Selain itu mereka tetap kokoh tegar dan istiqamah di atas
apa yang diucapkan. Mereka tidak mengganti, merubah dan meninggalkan
penghambaan diri kepada Allah Subhanahu wa Ta’ala. Mereka melakukan
segala perintah-Nya dan meninggalkan segala larangan-Nya. Demikian Syaikh Abu
Bakr Al Jazairi menerangkan dalam Aisarut Tafasir 4/575.
Ada beberapa penafsiran para shahabat dan tabi’in tentang
makna istiqamah dalam ayat tersebut:
a.
|
Abu Bakr Radliyallahu ‘Anhu
berkata: “Mereka tidak mempersekutukan Allah sedikit pun dan tidak berpaling
kepada selain Allah. Mereka istiqamah di atas keyakinan bahwa Allah adalah
Rabb mereka.”
|
b.
|
Ibnu Abbas Radliyallahu ‘Anhu berkata: “Mereka
istiqamah di atas persaksian bahwa tidak ada ilah yang berhak disembah
kecuali Allah.”
|
c.
|
Umar bin Al Khathab Radliyallahu ‘Anhu
berkata: “Mereka istiqamah dengan taat kepada Allah dan tidak menyimpang
sebagaimana menyimpangnya serigala.”
|
d.
|
Ali Radliyallahu ‘Anhu berkata: “Mereka
istiqamah dalam menjalankan kewajiban-kewajiban yang Allah perintahkan.”
|
e.
|
Mujahid dan Ibrahim An Nakha’i Rahimahumallah
berkata: “Mereka mengucapkan La ilaha illallah dengan tidak berbuat
syirik setelahnya hingga berjumpa dengan Allah.”
|
f.
|
Abul Aliah berkata: “Mereka
berkata (Rabb kami adalah Allah) kemudian mengikhlaskan agama dan amalannya
untuk Allah.”
|
g.
|
Qatadah berkata: “Mereka
istiqamah di atas ketaatan kepada Allah.”
|
Demikianlah beberapa penafsiran yang disebutkan oleh
sebagian ahli tafsir antara lain Imam Al Qurthubi, Imam Asy Syaukani dan Imam
Ibnu Rajab Al Hanbali yang dinukil dalam Kitab Jami’ul Ulum wal Hikam.

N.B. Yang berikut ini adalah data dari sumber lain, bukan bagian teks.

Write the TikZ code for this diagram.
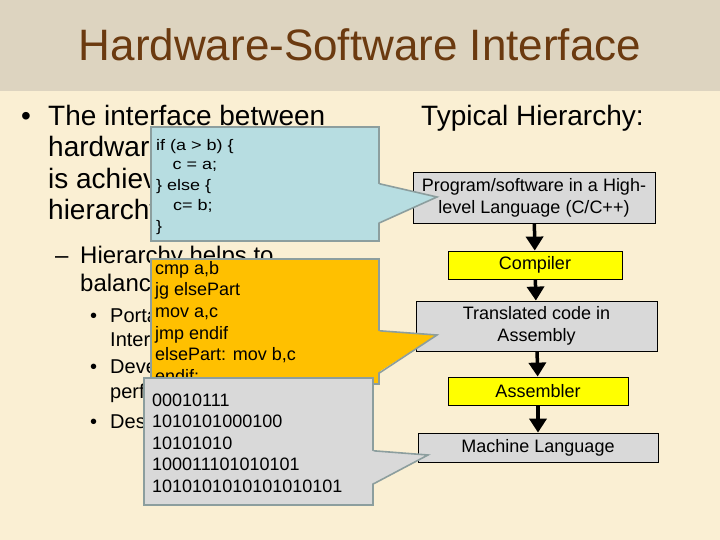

Imam Al Qurthubi setelah menyebutkan beberapa penafsiran
di atas mengatakan:
Pendapat-pendapat
ini antara satu dengan yang lainnya saling melengkapi tetapi intinya adalah
mereka konsekuen di atas ketaatan kepada Allah, baik dalam segi aqidah, ucapan
maupun perbuatan mereka. Mereka istiqamah di atas semua itu.
Para malaikat turun kepada mereka.
Yaitu para malaikat yang mulia yang terus-menerus turun
kepada mereka. Mereka memberi kabar gembira kepada kaum Mukminin menjelang sakaratul
maut. (Taisir
Karimir Rahman 6/573)
(Para malaikat berkata): “Jangan kamu merasa takut dan
janganlah kamu merasa sedih.”
Maknanya adalah:
Jangan kalian
takut terhadap perkara akhirat yang akan kalian hadapi dan jangan bersedih atas
urusan duniawi yang kalian tinggalkan, baik menyangkut anak, keluarga dan harta
atau utang-piutang. Kamilah yang akan menjamin semua perkara itu.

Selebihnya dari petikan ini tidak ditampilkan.